5. Der Klage war daher teilweise stattzugeben. Nr. 4 des streitgegenständlichen Bescheides war daher insoweit aufzuheben und die Beklagte zu verpflichten, festzustellen, dass für den Kläger die Voraussetzungen des § 60 Abs. 5 AufenthG hinsichtlich Afghanistans vorliegen. Wegen des einheitlichen Streitgegenstandes war über ein Abschiebungsverbot nach § 60 Abs. 7 Satz 1 AufenthG nicht mehr zu entscheiden. In Folge des zugesprochenen Abschiebungsverbots war auch die Abschiebungsandrohung in Nr. 5 des Bescheids des Bundesamtes vom 6. Mai 2017 aufzuheben, soweit dem Kläger darin die Abschiebung nach Afghanistan angedroht wurde. Die Bezeichnung des Zielstaats in der Abschiebungsandrohung erweist sich im Hinblick auf § 59 Abs. 3 Satz 2 AufenthG als rechtswidrig (vgl.
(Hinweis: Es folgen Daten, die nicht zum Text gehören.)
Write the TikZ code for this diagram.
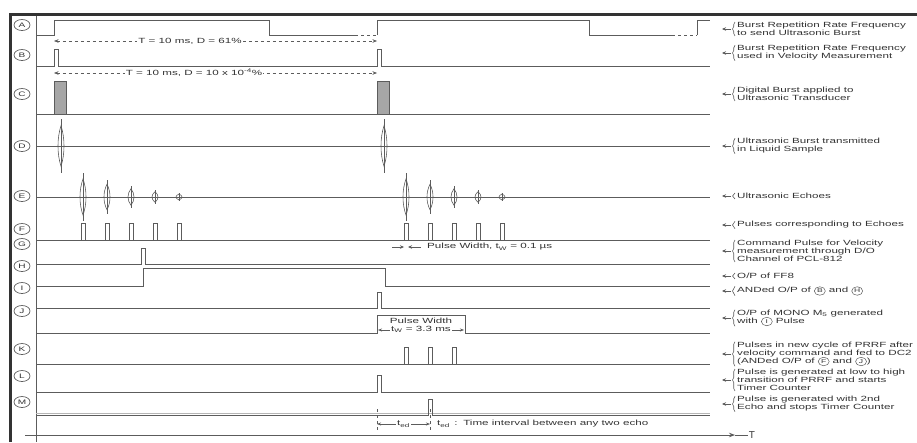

BVerwG, U.v. 11.9.2007 – 10 C-17/07 – juris) und verletzt den Kläger in seinen Rechten (§ 113 Abs. 1 Satz 1 VwGO).Die Rechtmäßigkeit der Androhung im Übrigen bleibt hierdurch unberührt (§ 59 Abs. 3 Satz 2 AufenthG). Gleiches gilt für das für diesen Fall fortbestehende Einreise- und Aufenthaltsverbot auf der Grundlage des § 11 Abs. 1 AufenthG, welches so betrachtet keinen rechtlichen Bedenken begegnet.
6. Die Kostenentscheidung beruht auf § 155 Abs. 1 Satz 1, Abs. 2 VwGO, § 83b AsylG. Die getroffene Kostenentscheidung trägt dabei dem unterschiedlichen Gewicht des Obsiegens und Unterliegens der Beteiligten sowie der teilweise erfolgten Klagerücknahme Rechnung. Das Verfahren ist nach § 83b AsylG gerichtskostenfrei.
Die Entscheidung über die vorläufige Vollstreckbarkeit der Kostenentscheidung folgt aus § 167 Abs. 2 VwGO i.V.m. § 708 Nr. 11, § 711 Zivilprozessordnung (ZPO).